In 2020 Tyson saw an advertisement for the Aboriginal Project Officer at Ginninderry and immediately identified with the way in which the role sought to “make Ginninderry an inclusive place for our community each day”. “I’m responsible for looking after the management of cultural sites, we have several different research programs happening and I also need to manage the weeds!”.

The advent of the Ginninderry Conservation Trust means Tyson and four colleagues are now helping determine how the trust will manage its task of protecting and celebrating the river and its corridor.

The Trust is responsible for rehabilitating the land that has been active farmland for a century while adhering to the Ginninderry Conservation Corridor Management Plan.
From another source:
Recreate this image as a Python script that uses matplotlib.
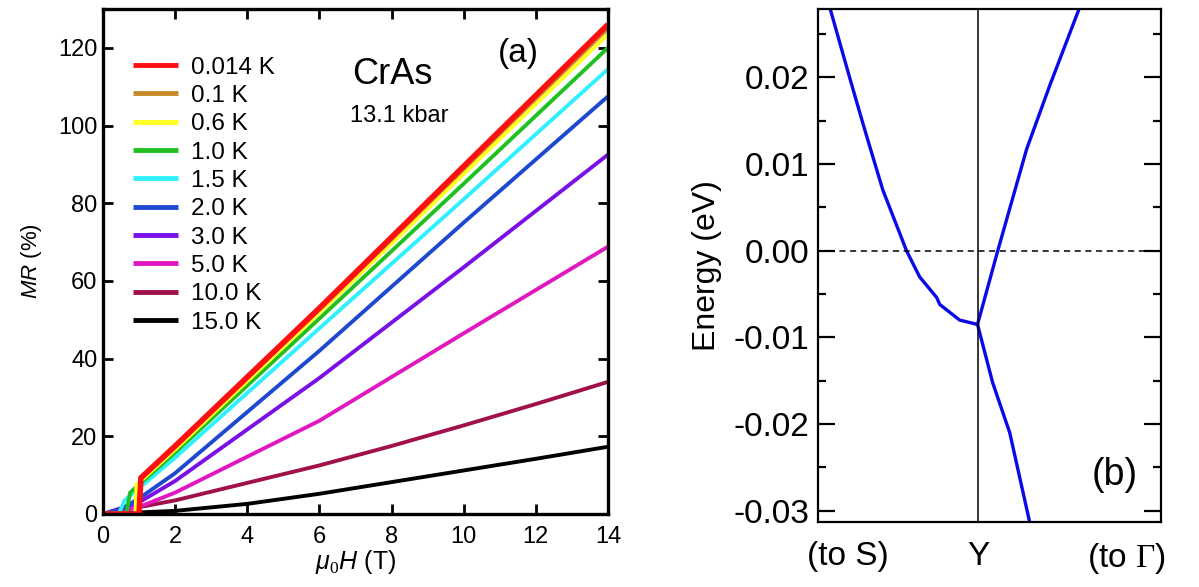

“We are making sure the Trust is committed to involving the community to be a part of the journey to restoring this land while also providing walking trails with interpretations and education on Indigenous culture and history.

Practicing the traditional method of a cultural burn
“It (the racism) went on for so long I guess it felt normal in the end, but it’s had a huge effect on me and it’s unfortunately a very common occurrence for a lot of Aboriginal people.”

“My personal goal is to bring cultural burning back to this landscape led by Aboriginals caring for Country. Fire has been a crucial management tool in this country for such a long time and it’s sad to see how sick Country is from land management practices of the last 100 years or so.”

For Tyson, the task could not fit more comfortably with who he is and what he wants to achieve in life.

“The best part of the job is being able to be out on the land every single day. I feel freedom and connection to Country and being a part of nature. It feels like it’s where I am meant to be and where I belong.”

“But I think the biggest challenge or change for me has been to adapt to this style of work where I have a voice on how things are set up and managed in the future and all the responsibility that comes with that.
“I would say that I am most proud of being able to have the confidence to grow and speak up whilst being here and I feel that I’ve achieved more than I ever thought I could just by being here and meeting all of the good people I’ve met.”
When asked to nominate the piece of land he feels most connected to, Tyson says the Murrumbidgee River, which is not only a culturally significant river that he has grown up with but also confirms his views that “Canberra is more like a big town than a city and the bush and places for a good swim are never far away!”

“I always wanted to be a ranger or working out bush. We have a cultural responsibility to look after and care for Country and I have always strongly felt that tug of responsibility and connection.”